Dyscalculia, to put it simply, is dyslexia with numbers. The term was coined in the 1940s, but it wasn’t until the invention of the MRI machine in the 1990s that dyscalculia (dis-cal-CUE-lee-ah) started becoming interesting to scientists. However, even today, very little is known about this neurological disorder. 

For example, is dyscalculia mainly just a  difficulty with simple mathematics? Does it require new methods of teaching?  

Experts don’t always agree. 

In most cases, dyscalculia is understood to be a  genetic trait inherited through DNA. In some cases, it can be the result of a traumatic brain injury to the frontal lobe Or an “underdeveloped” (small) frontal lobe. The onset of dementia can also trigger dyscalculia. It might be connected to a lack of concentration, which is associated with ADHD.It’s estimated that between 5-7% of kids are affected by this learning disability. In the U.S., we seem focused on learning better ways to teach math basics to early learners. There is comparatively little information about “treating” or assisting dyscalculia in adults. (Not so in  Europe. Thanks, England.) 

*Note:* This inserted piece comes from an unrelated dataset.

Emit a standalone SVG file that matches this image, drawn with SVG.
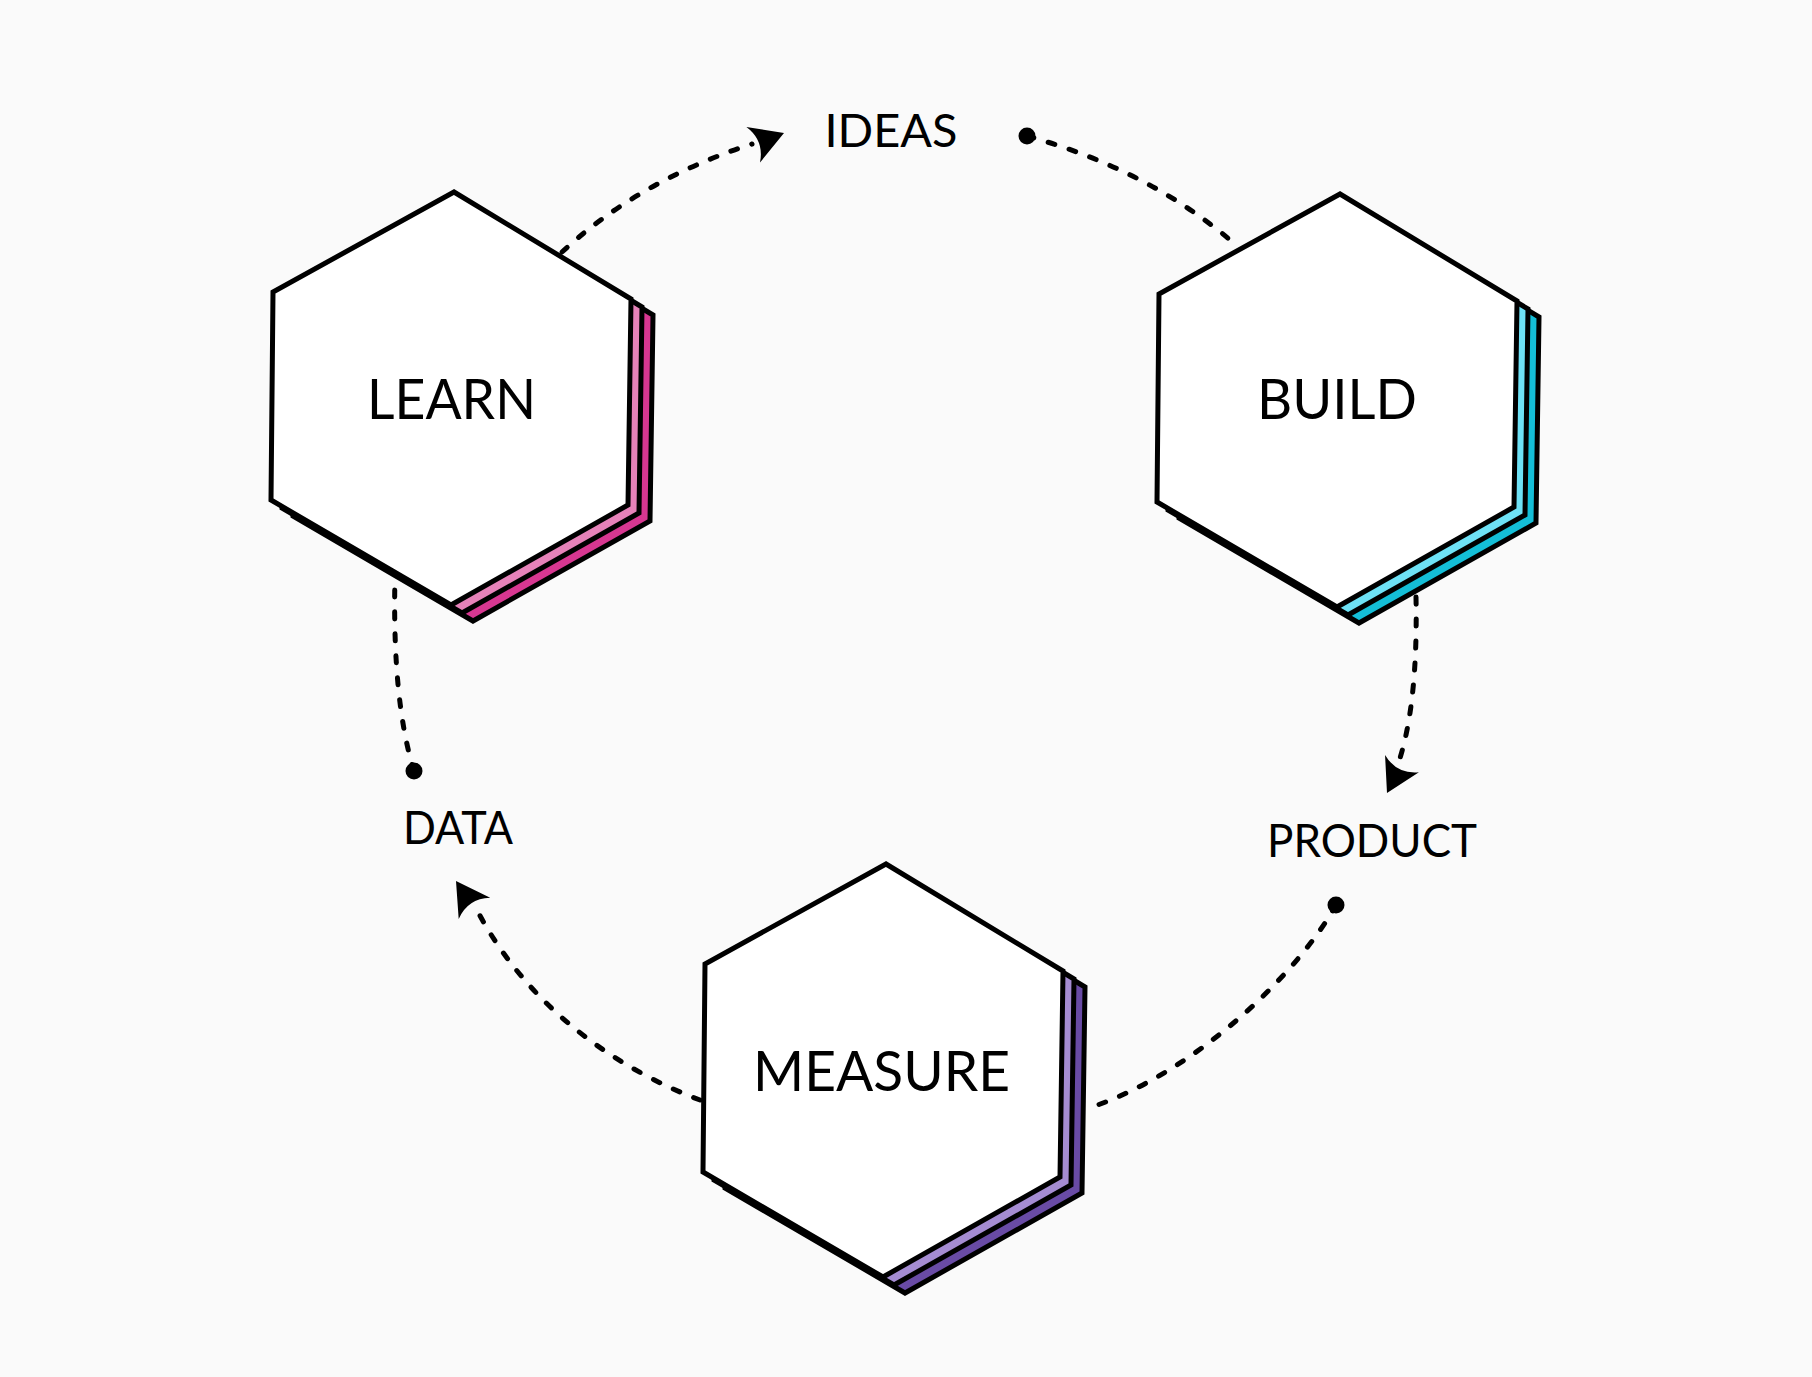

Personally, I first discovered the term “dyscalculia” as a result of a Google search. About 4 years ago, I was working two part-time jobs at the time. Both jobs had “flexible”  schedules, so every week, every day, my working hours would change. And the two schedules had no connection to each other, of course.  

After almost a year of this confusion, I would occasionally show up late for work… or not show up at all. Sometimes, I’d come in on days  I wasn’t scheduled to work.  My bosses started to get concerned. (Can you blame them?) I’ve always struggled with math. I remember trying to hide my finger counting during “math relays” in 1st grade. I could never seem to solidify the numbers in my mind. 

Over the years, I’ve gotten used to this difficulty. I don’t like it, but it’s become “normal” for me. My family and friends have  used terms like “artsy” and “left-brained.” I’ve looked for tricks to muddle through “money math” and “clock math.” I write reminders on calendars, posted notes, even on the back of my hand. 

I went to art college to study graphic art. I was comfortable with the organic, flowing nature of color and form. For years, I stayed as far away from numbers as possible. But as time passed, I noticed that calculators,  video games, and personal computers seemed to absorb most human functions. (Even  art!) Strings of numbers and dots of light became art tools, and I struggled to keep up with progress.  

Eventually, I felt the need to leave my graphics career behind 

After I asked Google if there’s such a thing as “dyslexia with numbers” and diagnosed myself with it, I started seeing numbers everywhere! In stores, on street signs, calendars, cooking directions, gas pumps, passwords, on utility bills, and legal contracts. (No wonder I’ve always been “high-strung” and emotional! I was overwhelmed…). Psychologists have consistently diagnosed me with “depression” and/or “anxiety”. And so far,  nobody wants to MRI scan my frontal lobe. 

If you’re curious about what dyscalculia feels like, imagine that every time you look at numbers, they slowly start to move around, flip upside-down, trade places, or float away entirely. (And if you’re stressed or in a hurry,  they move around much faster!) I have a YouTube video where I demonstrate this that can be seen hee

If you read or hear numbers, your mental image of those numbers will do the same thing, tumbling around like bingo balls. 

When I try to remember long strings of numbers (the ones that are important in my life), I listen to the sound of my own voice saying it . I try to remember the specific melodic cadence or rhythm every time. If someone says my phone or social security number verbally, it sounds wrong and confuses me. 

So this is where I am now. I fight a panic every time I see or hear numbers too big to count on my fingers, and I am still trying to find someone who can confirm my diagnosis.